### Stated goal
Skip the pictures and extract all of the lines exactly as written.
____________________
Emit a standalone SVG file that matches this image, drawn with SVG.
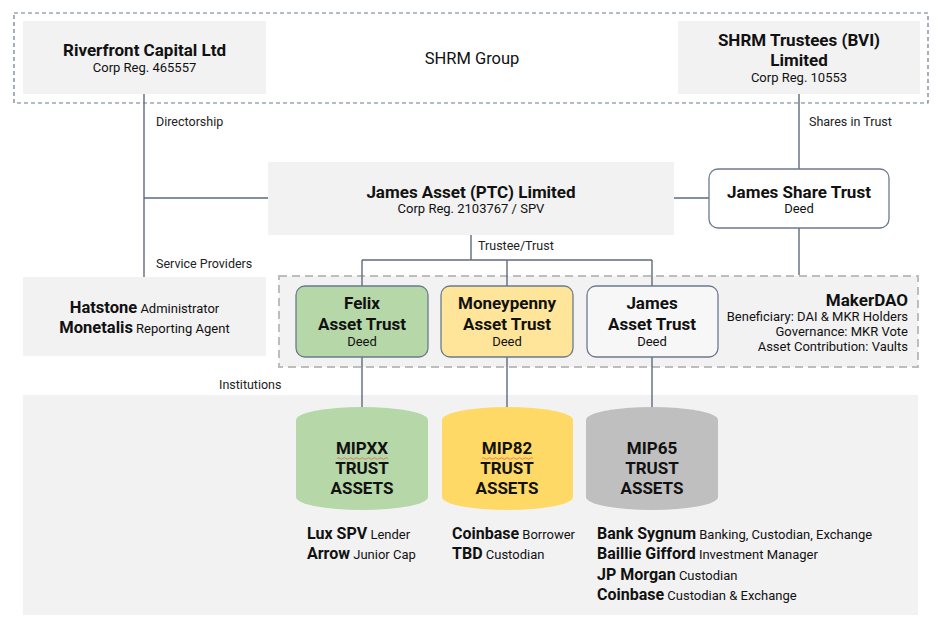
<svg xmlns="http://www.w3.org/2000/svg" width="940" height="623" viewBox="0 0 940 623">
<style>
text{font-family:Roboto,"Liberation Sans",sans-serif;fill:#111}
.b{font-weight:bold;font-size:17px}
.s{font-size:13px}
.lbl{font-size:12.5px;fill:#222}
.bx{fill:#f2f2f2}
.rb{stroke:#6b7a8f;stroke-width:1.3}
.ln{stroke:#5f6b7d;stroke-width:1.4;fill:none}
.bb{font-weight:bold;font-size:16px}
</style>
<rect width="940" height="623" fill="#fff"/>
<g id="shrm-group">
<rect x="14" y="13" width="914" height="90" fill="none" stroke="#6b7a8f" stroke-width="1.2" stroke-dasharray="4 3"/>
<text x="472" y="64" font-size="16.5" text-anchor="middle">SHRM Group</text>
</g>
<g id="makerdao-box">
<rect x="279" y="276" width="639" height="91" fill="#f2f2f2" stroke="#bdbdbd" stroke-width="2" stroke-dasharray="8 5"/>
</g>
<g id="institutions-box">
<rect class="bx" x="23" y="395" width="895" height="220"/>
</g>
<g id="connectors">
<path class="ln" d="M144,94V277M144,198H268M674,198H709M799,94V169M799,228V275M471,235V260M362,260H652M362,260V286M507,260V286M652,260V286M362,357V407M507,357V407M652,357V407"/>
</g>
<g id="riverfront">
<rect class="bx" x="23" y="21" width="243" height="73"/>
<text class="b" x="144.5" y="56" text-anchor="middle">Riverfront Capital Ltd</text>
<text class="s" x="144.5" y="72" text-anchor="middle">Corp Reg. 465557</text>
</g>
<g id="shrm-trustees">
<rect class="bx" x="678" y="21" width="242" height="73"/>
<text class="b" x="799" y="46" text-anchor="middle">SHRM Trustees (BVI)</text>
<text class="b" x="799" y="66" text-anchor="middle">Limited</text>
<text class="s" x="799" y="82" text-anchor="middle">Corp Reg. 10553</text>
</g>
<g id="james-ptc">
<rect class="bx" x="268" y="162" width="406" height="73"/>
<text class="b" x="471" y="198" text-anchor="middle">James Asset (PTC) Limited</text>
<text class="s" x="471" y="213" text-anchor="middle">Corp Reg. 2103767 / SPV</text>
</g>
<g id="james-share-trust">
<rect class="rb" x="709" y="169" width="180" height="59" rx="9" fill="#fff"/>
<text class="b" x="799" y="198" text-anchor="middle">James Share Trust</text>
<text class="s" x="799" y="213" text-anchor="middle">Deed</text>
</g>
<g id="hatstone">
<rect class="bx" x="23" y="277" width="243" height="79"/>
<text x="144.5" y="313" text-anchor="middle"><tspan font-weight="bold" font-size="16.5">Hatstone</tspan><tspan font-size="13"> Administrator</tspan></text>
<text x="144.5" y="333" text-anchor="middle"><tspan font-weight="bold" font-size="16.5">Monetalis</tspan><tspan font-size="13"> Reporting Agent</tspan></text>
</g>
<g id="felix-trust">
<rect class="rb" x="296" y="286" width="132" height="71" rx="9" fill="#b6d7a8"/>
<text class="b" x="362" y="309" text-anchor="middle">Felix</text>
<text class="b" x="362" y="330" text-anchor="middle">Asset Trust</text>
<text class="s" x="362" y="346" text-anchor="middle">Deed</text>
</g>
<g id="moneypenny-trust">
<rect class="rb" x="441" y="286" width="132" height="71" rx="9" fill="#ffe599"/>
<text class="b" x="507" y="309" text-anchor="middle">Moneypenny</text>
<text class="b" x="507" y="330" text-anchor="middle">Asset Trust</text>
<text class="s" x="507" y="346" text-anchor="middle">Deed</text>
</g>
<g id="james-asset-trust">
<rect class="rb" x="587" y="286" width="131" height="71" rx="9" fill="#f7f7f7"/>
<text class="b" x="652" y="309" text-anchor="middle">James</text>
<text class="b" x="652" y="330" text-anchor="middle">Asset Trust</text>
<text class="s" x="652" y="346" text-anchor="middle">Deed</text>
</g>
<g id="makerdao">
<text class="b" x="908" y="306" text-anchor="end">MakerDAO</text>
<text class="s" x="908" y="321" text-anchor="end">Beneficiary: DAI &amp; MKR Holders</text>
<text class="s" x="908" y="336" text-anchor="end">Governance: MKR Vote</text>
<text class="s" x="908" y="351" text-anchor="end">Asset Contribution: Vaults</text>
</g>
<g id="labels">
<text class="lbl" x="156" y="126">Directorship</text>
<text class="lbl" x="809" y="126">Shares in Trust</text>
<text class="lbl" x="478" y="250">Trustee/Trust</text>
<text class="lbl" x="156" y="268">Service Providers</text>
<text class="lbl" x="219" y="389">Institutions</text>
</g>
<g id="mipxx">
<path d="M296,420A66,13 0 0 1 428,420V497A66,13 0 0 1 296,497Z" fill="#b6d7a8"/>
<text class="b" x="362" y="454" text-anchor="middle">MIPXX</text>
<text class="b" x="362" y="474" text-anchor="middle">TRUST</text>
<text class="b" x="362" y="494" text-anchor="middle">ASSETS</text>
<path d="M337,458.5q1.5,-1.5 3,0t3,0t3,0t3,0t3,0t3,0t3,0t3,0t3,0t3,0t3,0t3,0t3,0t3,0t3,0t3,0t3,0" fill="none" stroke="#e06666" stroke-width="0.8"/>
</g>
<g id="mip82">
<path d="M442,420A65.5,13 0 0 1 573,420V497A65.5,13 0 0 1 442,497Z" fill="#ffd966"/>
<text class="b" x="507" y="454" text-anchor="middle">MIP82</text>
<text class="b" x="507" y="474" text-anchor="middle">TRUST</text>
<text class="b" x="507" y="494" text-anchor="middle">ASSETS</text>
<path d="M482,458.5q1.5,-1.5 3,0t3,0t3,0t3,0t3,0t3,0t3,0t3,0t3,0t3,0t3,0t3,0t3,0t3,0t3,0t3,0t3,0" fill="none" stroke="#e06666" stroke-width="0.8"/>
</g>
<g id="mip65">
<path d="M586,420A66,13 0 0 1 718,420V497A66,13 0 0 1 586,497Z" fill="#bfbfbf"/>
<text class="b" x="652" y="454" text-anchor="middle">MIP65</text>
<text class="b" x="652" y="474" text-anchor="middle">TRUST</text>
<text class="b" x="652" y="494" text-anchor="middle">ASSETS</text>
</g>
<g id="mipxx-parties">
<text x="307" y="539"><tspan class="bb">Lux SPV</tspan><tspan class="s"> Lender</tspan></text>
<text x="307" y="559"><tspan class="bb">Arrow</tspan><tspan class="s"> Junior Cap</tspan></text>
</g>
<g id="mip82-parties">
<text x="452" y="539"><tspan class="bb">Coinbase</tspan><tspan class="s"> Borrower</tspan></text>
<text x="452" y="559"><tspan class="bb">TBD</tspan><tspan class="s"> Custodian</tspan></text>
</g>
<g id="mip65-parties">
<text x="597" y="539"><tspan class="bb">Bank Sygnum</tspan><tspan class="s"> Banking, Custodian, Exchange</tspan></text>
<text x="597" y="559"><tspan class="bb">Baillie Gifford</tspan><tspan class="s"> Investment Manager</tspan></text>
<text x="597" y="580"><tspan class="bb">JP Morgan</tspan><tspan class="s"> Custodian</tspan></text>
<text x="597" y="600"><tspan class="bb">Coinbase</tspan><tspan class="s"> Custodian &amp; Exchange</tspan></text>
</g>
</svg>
____________________
### Full solution
Emit a standalone SVG file that matches this image, drawn with SVG.
<svg xmlns="http://www.w3.org/2000/svg" width="940" height="623" viewBox="0 0 940 623">
<style>
text{font-family:Roboto,"Liberation Sans",sans-serif;fill:#111}
.b{font-weight:bold;font-size:17px}
.s{font-size:13px}
.lbl{font-size:12.5px;fill:#222}
.bx{fill:#f2f2f2}
.rb{stroke:#6b7a8f;stroke-width:1.3}
.ln{stroke:#5f6b7d;stroke-width:1.4;fill:none}
.bb{font-weight:bold;font-size:16px}
</style>
<rect width="940" height="623" fill="#fff"/>
<g id="shrm-group">
<rect x="14" y="13" width="914" height="90" fill="none" stroke="#6b7a8f" stroke-width="1.2" stroke-dasharray="4 3"/>
<text x="472" y="64" font-size="16.5" text-anchor="middle">SHRM Group</text>
</g>
<g id="makerdao-box">
<rect x="279" y="276" width="639" height="91" fill="#f2f2f2" stroke="#bdbdbd" stroke-width="2" stroke-dasharray="8 5"/>
</g>
<g id="institutions-box">
<rect class="bx" x="23" y="395" width="895" height="220"/>
</g>
<g id="connectors">
<path class="ln" d="M144,94V277M144,198H268M674,198H709M799,94V169M799,228V275M471,235V260M362,260H652M362,260V286M507,260V286M652,260V286M362,357V407M507,357V407M652,357V407"/>
</g>
<g id="riverfront">
<rect class="bx" x="23" y="21" width="243" height="73"/>
<text class="b" x="144.5" y="56" text-anchor="middle">Riverfront Capital Ltd</text>
<text class="s" x="144.5" y="72" text-anchor="middle">Corp Reg. 465557</text>
</g>
<g id="shrm-trustees">
<rect class="bx" x="678" y="21" width="242" height="73"/>
<text class="b" x="799" y="46" text-anchor="middle">SHRM Trustees (BVI)</text>
<text class="b" x="799" y="66" text-anchor="middle">Limited</text>
<text class="s" x="799" y="82" text-anchor="middle">Corp Reg. 10553</text>
</g>
<g id="james-ptc">
<rect class="bx" x="268" y="162" width="406" height="73"/>
<text class="b" x="471" y="198" text-anchor="middle">James Asset (PTC) Limited</text>
<text class="s" x="471" y="213" text-anchor="middle">Corp Reg. 2103767 / SPV</text>
</g>
<g id="james-share-trust">
<rect class="rb" x="709" y="169" width="180" height="59" rx="9" fill="#fff"/>
<text class="b" x="799" y="198" text-anchor="middle">James Share Trust</text>
<text class="s" x="799" y="213" text-anchor="middle">Deed</text>
</g>
<g id="hatstone">
<rect class="bx" x="23" y="277" width="243" height="79"/>
<text x="144.5" y="313" text-anchor="middle"><tspan font-weight="bold" font-size="16.5">Hatstone</tspan><tspan font-size="13"> Administrator</tspan></text>
<text x="144.5" y="333" text-anchor="middle"><tspan font-weight="bold" font-size="16.5">Monetalis</tspan><tspan font-size="13"> Reporting Agent</tspan></text>
</g>
<g id="felix-trust">
<rect class="rb" x="296" y="286" width="132" height="71" rx="9" fill="#b6d7a8"/>
<text class="b" x="362" y="309" text-anchor="middle">Felix</text>
<text class="b" x="362" y="330" text-anchor="middle">Asset Trust</text>
<text class="s" x="362" y="346" text-anchor="middle">Deed</text>
</g>
<g id="moneypenny-trust">
<rect class="rb" x="441" y="286" width="132" height="71" rx="9" fill="#ffe599"/>
<text class="b" x="507" y="309" text-anchor="middle">Moneypenny</text>
<text class="b" x="507" y="330" text-anchor="middle">Asset Trust</text>
<text class="s" x="507" y="346" text-anchor="middle">Deed</text>
</g>
<g id="james-asset-trust">
<rect class="rb" x="587" y="286" width="131" height="71" rx="9" fill="#f7f7f7"/>
<text class="b" x="652" y="309" text-anchor="middle">James</text>
<text class="b" x="652" y="330" text-anchor="middle">Asset Trust</text>
<text class="s" x="652" y="346" text-anchor="middle">Deed</text>
</g>
<g id="makerdao">
<text class="b" x="908" y="306" text-anchor="end">MakerDAO</text>
<text class="s" x="908" y="321" text-anchor="end">Beneficiary: DAI &amp; MKR Holders</text>
<text class="s" x="908" y="336" text-anchor="end">Governance: MKR Vote</text>
<text class="s" x="908" y="351" text-anchor="end">Asset Contribution: Vaults</text>
</g>
<g id="labels">
<text class="lbl" x="156" y="126">Directorship</text>
<text class="lbl" x="809" y="126">Shares in Trust</text>
<text class="lbl" x="478" y="250">Trustee/Trust</text>
<text class="lbl" x="156" y="268">Service Providers</text>
<text class="lbl" x="219" y="389">Institutions</text>
</g>
<g id="mipxx">
<path d="M296,420A66,13 0 0 1 428,420V497A66,13 0 0 1 296,497Z" fill="#b6d7a8"/>
<text class="b" x="362" y="454" text-anchor="middle">MIPXX</text>
<text class="b" x="362" y="474" text-anchor="middle">TRUST</text>
<text class="b" x="362" y="494" text-anchor="middle">ASSETS</text>
<path d="M337,458.5q1.5,-1.5 3,0t3,0t3,0t3,0t3,0t3,0t3,0t3,0t3,0t3,0t3,0t3,0t3,0t3,0t3,0t3,0t3,0" fill="none" stroke="#e06666" stroke-width="0.8"/>
</g>
<g id="mip82">
<path d="M442,420A65.5,13 0 0 1 573,420V497A65.5,13 0 0 1 442,497Z" fill="#ffd966"/>
<text class="b" x="507" y="454" text-anchor="middle">MIP82</text>
<text class="b" x="507" y="474" text-anchor="middle">TRUST</text>
<text class="b" x="507" y="494" text-anchor="middle">ASSETS</text>
<path d="M482,458.5q1.5,-1.5 3,0t3,0t3,0t3,0t3,0t3,0t3,0t3,0t3,0t3,0t3,0t3,0t3,0t3,0t3,0t3,0t3,0" fill="none" stroke="#e06666" stroke-width="0.8"/>
</g>
<g id="mip65">
<path d="M586,420A66,13 0 0 1 718,420V497A66,13 0 0 1 586,497Z" fill="#bfbfbf"/>
<text class="b" x="652" y="454" text-anchor="middle">MIP65</text>
<text class="b" x="652" y="474" text-anchor="middle">TRUST</text>
<text class="b" x="652" y="494" text-anchor="middle">ASSETS</text>
</g>
<g id="mipxx-parties">
<text x="307" y="539"><tspan class="bb">Lux SPV</tspan><tspan class="s"> Lender</tspan></text>
<text x="307" y="559"><tspan class="bb">Arrow</tspan><tspan class="s"> Junior Cap</tspan></text>
</g>
<g id="mip82-parties">
<text x="452" y="539"><tspan class="bb">Coinbase</tspan><tspan class="s"> Borrower</tspan></text>
<text x="452" y="559"><tspan class="bb">TBD</tspan><tspan class="s"> Custodian</tspan></text>
</g>
<g id="mip65-parties">
<text x="597" y="539"><tspan class="bb">Bank Sygnum</tspan><tspan class="s"> Banking, Custodian, Exchange</tspan></text>
<text x="597" y="559"><tspan class="bb">Baillie Gifford</tspan><tspan class="s"> Investment Manager</tspan></text>
<text x="597" y="580"><tspan class="bb">JP Morgan</tspan><tspan class="s"> Custodian</tspan></text>
<text x="597" y="600"><tspan class="bb">Coinbase</tspan><tspan class="s"> Custodian &amp; Exchange</tspan></text>
</g>
</svg>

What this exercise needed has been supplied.